In July 2009, seventeen years after the incident, Mary Jo published a book titled Getting It Through My Thick Skull: Why I Stayed, What I Learned, and What Millions of People Involved with Sociopaths Need to Know. In the book, she characterizes Buttafuoco as a sociopath, and says that her son helped her come to that conclusion.

===Other legal issues===
Buttafuoco has been convicted of crimes since the 1992 shooting incident:
- In 1995, he pleaded no contest to a solicitation-of-prostitution charge and was fined and placed on probation for two years.
- In 2004, he was sentenced to a year in jail and five years of probation after pleading guilty to auto insurance fraud. As part of the sentence, he is prohibited from working in the auto body industry in California for the rest of his life.
- In August 2005, he was charged with illegal possession of ammunition. As a convicted felon, he is legally not permitted to own ammunition. Probation officers found the ammunition during a search of his home. He pleaded no contest and began serving his sentence on January 8, 2007. He was released on April 28, 2007.

===Media appearances===
- In 1997, Buttafuoco appeared on Judge Judy with Ruth Webb.

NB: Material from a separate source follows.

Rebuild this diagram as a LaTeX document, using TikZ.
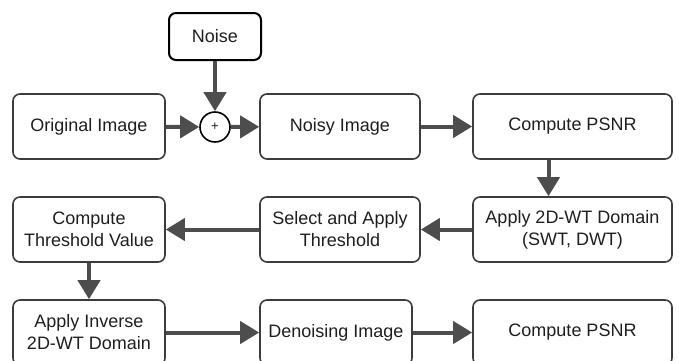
\documentclass[tikz,border=0pt]{standalone}
\usepackage{fontspec}
\setmainfont{Liberation Sans}
\usetikzlibrary{arrows.meta}
\definecolor{boxline}{HTML}{3C3C3C}
\definecolor{flowline}{HTML}{4D4D4D}
\definecolor{txt}{HTML}{1E1E1E}

\begin{document}
\begin{tikzpicture}
  [x=1pt,y=-1pt,
   every node/.style={rectangle,rounded corners=7pt,draw=boxline,line width=1.6pt,
     text=txt,align=center,minimum height=65pt,inner sep=2pt,
     font=\fontsize{18}{22}\selectfont},
   flow/.style={-{Triangle[length=19pt,width=22pt]},line width=4pt,draw=flowline}]

  \useasboundingbox (0,0) rectangle (679,360);
  \clip (0,0) rectangle (679,360);

  \node[minimum width=92pt,minimum height=47pt,draw=black,line width=2pt] (noise) at (215,36.5) {Noise};
  \node[circle,minimum size=30pt,inner sep=0pt,draw=black,font=\fontsize{13}{14}\selectfont] (sum) at (215,127) {+};

  \node[minimum width=152pt] (orig) at (89,126.5) {Original Image};
  \node[minimum width=160pt] (noisy) at (340,126.5) {Noisy Image};
  \node[minimum width=199pt] (psnr) at (572.5,126.5) {Compute PSNR};

  \node[minimum width=152pt] (thresh) at (89,229.5) {Compute\\Threshold Value};
  \node[minimum width=160pt] (select) at (340,229.5) {Select and Apply\\Threshold};
  \node[minimum width=199pt] (apply) at (572.5,229.5) {Apply 2D-WT Domain\\(SWT, DWT)};

  \node[minimum width=152pt] (inverse) at (89,332.5) {Apply Inverse\\2D-WT Domain};
  \node[minimum width=152pt] (denoise) at (336,332.5) {Denoising Image};
  \node[minimum width=199pt] (psnrb) at (572.5,332.5) {Compute PSNR};

  \foreach \from/\to in {orig/sum,sum/noisy,noisy/psnr,noise/sum,apply/select,select/thresh,thresh/inverse,inverse/denoise,denoise/psnrb}
    \draw[flow] (\from) -- (\to);
  \draw[flow] ([xshift=-24pt]psnr.south) -- ([xshift=-24pt]apply.north);
\end{tikzpicture}
\end{document}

- In 2002, Buttafuoco participated in Celebrity Boxing, originally slated to oppose John Wayne Bobbitt, who dropped out after being arrested for domestic abuse. Bobbitt was replaced by female pro wrestler Joanie "Chyna" Laurer. Buttafuoco, despite being booed, won the fight in a majority decision (29–28, 29–27, 28–28).

- In 2006, he and Fisher were reunited at the Lingerie Bowl for the coin toss.

- On March 5, 2009, Joey Buttafuoco appeared in an episode of Judge Pirro, successfully suing an adult film actress for failure to pay an auto body bill.

==In popular culture==
The significant coverage of the shooting incident made Buttafuoco a minor celebrity. During Fisher's trial, Buttafuoco appeared frequently on mainstream and tabloid news programs and talk shows and gave multiple interviews to all forms of media. David Letterman, in his last year of hosting Late Night with David Letterman, discussed the incident so often that Buttafuoco's name was a recurring punchline, while Saturday Night Live parodied the case in multiple sketches. The Critic parodied Letterman's obsession with the scandal in the episode "Sherman of Arabia" with the number one reason on his Top 10 Reasons Jay Sherman Is Still a Hostage being "Buttafuoco, Buttafuoco, Buttafuoco!"

Nas references Buttafuoco on the song The Set Up from his sophomore album It Was Written (1996), rapping: "A tight Parasuco with young faces, can turn nigga Buttafuoco of all ages".

During an appearance on Saturday Night Live in January 1993, Madonna performed her single "Bad Girl" from her fifth studio album, Erotica (1992). At the end of the performance, she ripped up an 8-by-10 photograph of Buttafuoco, while yelling to her audience "Fight the real enemy!". This action was a spoof of the actions taken by Sinéad O'Connor when she acted on the program in October 1992, in which she ripped apart a photograph of Pope John Paul II and yelled the phrase as a protest against the dogma of the Roman Catholic Church.

On Season 4 Episode 18 of Friends, Buttafuoco is referenced as hurting the cause of people named Joey. He was also referenced in an episode of NewsRadio, where one of the characters is sanctioned for doing a story on Buttafuoco, not because the story was not true, but because he accidentally mispronounced the surname as "butta-fuck-o".